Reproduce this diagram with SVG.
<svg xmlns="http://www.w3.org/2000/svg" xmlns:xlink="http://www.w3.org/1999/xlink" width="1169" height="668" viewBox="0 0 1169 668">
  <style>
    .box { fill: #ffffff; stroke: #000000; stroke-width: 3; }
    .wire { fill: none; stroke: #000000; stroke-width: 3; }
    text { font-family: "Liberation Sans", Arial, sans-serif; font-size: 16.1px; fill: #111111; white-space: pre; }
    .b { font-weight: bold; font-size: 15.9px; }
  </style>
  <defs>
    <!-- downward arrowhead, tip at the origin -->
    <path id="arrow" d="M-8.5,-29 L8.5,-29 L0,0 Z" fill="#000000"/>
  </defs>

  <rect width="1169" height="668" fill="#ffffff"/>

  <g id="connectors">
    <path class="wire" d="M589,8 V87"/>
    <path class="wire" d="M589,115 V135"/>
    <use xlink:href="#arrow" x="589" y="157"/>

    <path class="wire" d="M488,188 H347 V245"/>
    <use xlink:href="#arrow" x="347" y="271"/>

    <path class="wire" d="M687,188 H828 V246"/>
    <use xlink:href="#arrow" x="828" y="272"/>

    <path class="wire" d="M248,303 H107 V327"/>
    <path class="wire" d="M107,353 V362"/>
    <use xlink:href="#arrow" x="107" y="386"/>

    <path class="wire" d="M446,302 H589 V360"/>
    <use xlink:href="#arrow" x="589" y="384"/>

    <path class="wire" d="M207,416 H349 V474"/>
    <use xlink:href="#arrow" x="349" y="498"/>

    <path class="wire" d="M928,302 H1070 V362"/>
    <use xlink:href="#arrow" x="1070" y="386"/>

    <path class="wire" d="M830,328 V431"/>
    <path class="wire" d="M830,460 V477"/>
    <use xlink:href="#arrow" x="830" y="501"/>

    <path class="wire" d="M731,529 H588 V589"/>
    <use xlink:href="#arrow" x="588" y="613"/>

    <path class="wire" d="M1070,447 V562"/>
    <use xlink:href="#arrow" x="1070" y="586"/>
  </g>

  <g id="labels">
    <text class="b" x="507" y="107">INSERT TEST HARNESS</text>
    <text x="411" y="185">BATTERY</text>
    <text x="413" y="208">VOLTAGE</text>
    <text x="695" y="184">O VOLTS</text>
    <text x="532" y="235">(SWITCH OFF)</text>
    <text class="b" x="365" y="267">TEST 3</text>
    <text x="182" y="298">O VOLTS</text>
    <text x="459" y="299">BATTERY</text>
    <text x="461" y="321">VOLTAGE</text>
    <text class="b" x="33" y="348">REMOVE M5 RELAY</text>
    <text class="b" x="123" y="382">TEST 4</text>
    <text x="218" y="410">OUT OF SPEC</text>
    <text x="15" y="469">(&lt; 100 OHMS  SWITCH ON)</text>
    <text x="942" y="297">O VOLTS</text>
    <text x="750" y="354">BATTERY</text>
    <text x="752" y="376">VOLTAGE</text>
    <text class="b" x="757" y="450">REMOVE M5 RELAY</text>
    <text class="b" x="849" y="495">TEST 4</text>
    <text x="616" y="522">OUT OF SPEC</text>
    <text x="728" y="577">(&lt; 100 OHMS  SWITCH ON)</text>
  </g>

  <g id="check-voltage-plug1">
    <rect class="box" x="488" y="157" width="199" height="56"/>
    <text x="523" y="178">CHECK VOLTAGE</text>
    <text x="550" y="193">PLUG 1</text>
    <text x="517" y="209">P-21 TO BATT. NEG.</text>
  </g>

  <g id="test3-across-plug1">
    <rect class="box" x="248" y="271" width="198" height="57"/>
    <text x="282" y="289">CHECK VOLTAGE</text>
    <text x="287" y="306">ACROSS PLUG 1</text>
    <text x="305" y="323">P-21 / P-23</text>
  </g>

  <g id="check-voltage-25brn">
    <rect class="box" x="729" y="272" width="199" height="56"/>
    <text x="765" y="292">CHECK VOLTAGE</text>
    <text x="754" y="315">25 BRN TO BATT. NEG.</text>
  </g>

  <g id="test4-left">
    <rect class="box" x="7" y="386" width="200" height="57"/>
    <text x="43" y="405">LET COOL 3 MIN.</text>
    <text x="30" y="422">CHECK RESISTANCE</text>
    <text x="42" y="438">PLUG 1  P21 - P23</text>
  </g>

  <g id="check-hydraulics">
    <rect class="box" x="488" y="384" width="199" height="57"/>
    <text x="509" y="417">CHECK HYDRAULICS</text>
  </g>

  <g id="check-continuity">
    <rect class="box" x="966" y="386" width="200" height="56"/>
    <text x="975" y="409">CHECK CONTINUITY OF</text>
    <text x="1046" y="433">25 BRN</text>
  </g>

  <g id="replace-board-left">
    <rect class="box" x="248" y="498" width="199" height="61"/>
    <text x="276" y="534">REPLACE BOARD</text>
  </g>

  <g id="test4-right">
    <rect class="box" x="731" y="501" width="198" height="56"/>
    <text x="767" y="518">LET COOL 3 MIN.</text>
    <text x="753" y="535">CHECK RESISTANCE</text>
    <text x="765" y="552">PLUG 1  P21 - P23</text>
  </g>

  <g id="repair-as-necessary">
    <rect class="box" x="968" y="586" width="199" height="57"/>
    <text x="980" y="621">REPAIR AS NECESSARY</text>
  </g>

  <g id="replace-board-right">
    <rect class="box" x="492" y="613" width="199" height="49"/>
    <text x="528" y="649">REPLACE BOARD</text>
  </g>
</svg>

====

Take the material above and return all of it exactly.

• _FULL ANSWER_
Reproduce this diagram with SVG.
<svg xmlns="http://www.w3.org/2000/svg" xmlns:xlink="http://www.w3.org/1999/xlink" width="1169" height="668" viewBox="0 0 1169 668">
  <style>
    .box { fill: #ffffff; stroke: #000000; stroke-width: 3; }
    .wire { fill: none; stroke: #000000; stroke-width: 3; }
    text { font-family: "Liberation Sans", Arial, sans-serif; font-size: 16.1px; fill: #111111; white-space: pre; }
    .b { font-weight: bold; font-size: 15.9px; }
  </style>
  <defs>
    <!-- downward arrowhead, tip at the origin -->
    <path id="arrow" d="M-8.5,-29 L8.5,-29 L0,0 Z" fill="#000000"/>
  </defs>

  <rect width="1169" height="668" fill="#ffffff"/>

  <g id="connectors">
    <path class="wire" d="M589,8 V87"/>
    <path class="wire" d="M589,115 V135"/>
    <use xlink:href="#arrow" x="589" y="157"/>

    <path class="wire" d="M488,188 H347 V245"/>
    <use xlink:href="#arrow" x="347" y="271"/>

    <path class="wire" d="M687,188 H828 V246"/>
    <use xlink:href="#arrow" x="828" y="272"/>

    <path class="wire" d="M248,303 H107 V327"/>
    <path class="wire" d="M107,353 V362"/>
    <use xlink:href="#arrow" x="107" y="386"/>

    <path class="wire" d="M446,302 H589 V360"/>
    <use xlink:href="#arrow" x="589" y="384"/>

    <path class="wire" d="M207,416 H349 V474"/>
    <use xlink:href="#arrow" x="349" y="498"/>

    <path class="wire" d="M928,302 H1070 V362"/>
    <use xlink:href="#arrow" x="1070" y="386"/>

    <path class="wire" d="M830,328 V431"/>
    <path class="wire" d="M830,460 V477"/>
    <use xlink:href="#arrow" x="830" y="501"/>

    <path class="wire" d="M731,529 H588 V589"/>
    <use xlink:href="#arrow" x="588" y="613"/>

    <path class="wire" d="M1070,447 V562"/>
    <use xlink:href="#arrow" x="1070" y="586"/>
  </g>

  <g id="labels">
    <text class="b" x="507" y="107">INSERT TEST HARNESS</text>
    <text x="411" y="185">BATTERY</text>
    <text x="413" y="208">VOLTAGE</text>
    <text x="695" y="184">O VOLTS</text>
    <text x="532" y="235">(SWITCH OFF)</text>
    <text class="b" x="365" y="267">TEST 3</text>
    <text x="182" y="298">O VOLTS</text>
    <text x="459" y="299">BATTERY</text>
    <text x="461" y="321">VOLTAGE</text>
    <text class="b" x="33" y="348">REMOVE M5 RELAY</text>
    <text class="b" x="123" y="382">TEST 4</text>
    <text x="218" y="410">OUT OF SPEC</text>
    <text x="15" y="469">(&lt; 100 OHMS  SWITCH ON)</text>
    <text x="942" y="297">O VOLTS</text>
    <text x="750" y="354">BATTERY</text>
    <text x="752" y="376">VOLTAGE</text>
    <text class="b" x="757" y="450">REMOVE M5 RELAY</text>
    <text class="b" x="849" y="495">TEST 4</text>
    <text x="616" y="522">OUT OF SPEC</text>
    <text x="728" y="577">(&lt; 100 OHMS  SWITCH ON)</text>
  </g>

  <g id="check-voltage-plug1">
    <rect class="box" x="488" y="157" width="199" height="56"/>
    <text x="523" y="178">CHECK VOLTAGE</text>
    <text x="550" y="193">PLUG 1</text>
    <text x="517" y="209">P-21 TO BATT. NEG.</text>
  </g>

  <g id="test3-across-plug1">
    <rect class="box" x="248" y="271" width="198" height="57"/>
    <text x="282" y="289">CHECK VOLTAGE</text>
    <text x="287" y="306">ACROSS PLUG 1</text>
    <text x="305" y="323">P-21 / P-23</text>
  </g>

  <g id="check-voltage-25brn">
    <rect class="box" x="729" y="272" width="199" height="56"/>
    <text x="765" y="292">CHECK VOLTAGE</text>
    <text x="754" y="315">25 BRN TO BATT. NEG.</text>
  </g>

  <g id="test4-left">
    <rect class="box" x="7" y="386" width="200" height="57"/>
    <text x="43" y="405">LET COOL 3 MIN.</text>
    <text x="30" y="422">CHECK RESISTANCE</text>
    <text x="42" y="438">PLUG 1  P21 - P23</text>
  </g>

  <g id="check-hydraulics">
    <rect class="box" x="488" y="384" width="199" height="57"/>
    <text x="509" y="417">CHECK HYDRAULICS</text>
  </g>

  <g id="check-continuity">
    <rect class="box" x="966" y="386" width="200" height="56"/>
    <text x="975" y="409">CHECK CONTINUITY OF</text>
    <text x="1046" y="433">25 BRN</text>
  </g>

  <g id="replace-board-left">
    <rect class="box" x="248" y="498" width="199" height="61"/>
    <text x="276" y="534">REPLACE BOARD</text>
  </g>

  <g id="test4-right">
    <rect class="box" x="731" y="501" width="198" height="56"/>
    <text x="767" y="518">LET COOL 3 MIN.</text>
    <text x="753" y="535">CHECK RESISTANCE</text>
    <text x="765" y="552">PLUG 1  P21 - P23</text>
  </g>

  <g id="repair-as-necessary">
    <rect class="box" x="968" y="586" width="199" height="57"/>
    <text x="980" y="621">REPAIR AS NECESSARY</text>
  </g>

  <g id="replace-board-right">
    <rect class="box" x="492" y="613" width="199" height="49"/>
    <text x="528" y="649">REPLACE BOARD</text>
  </g>
</svg>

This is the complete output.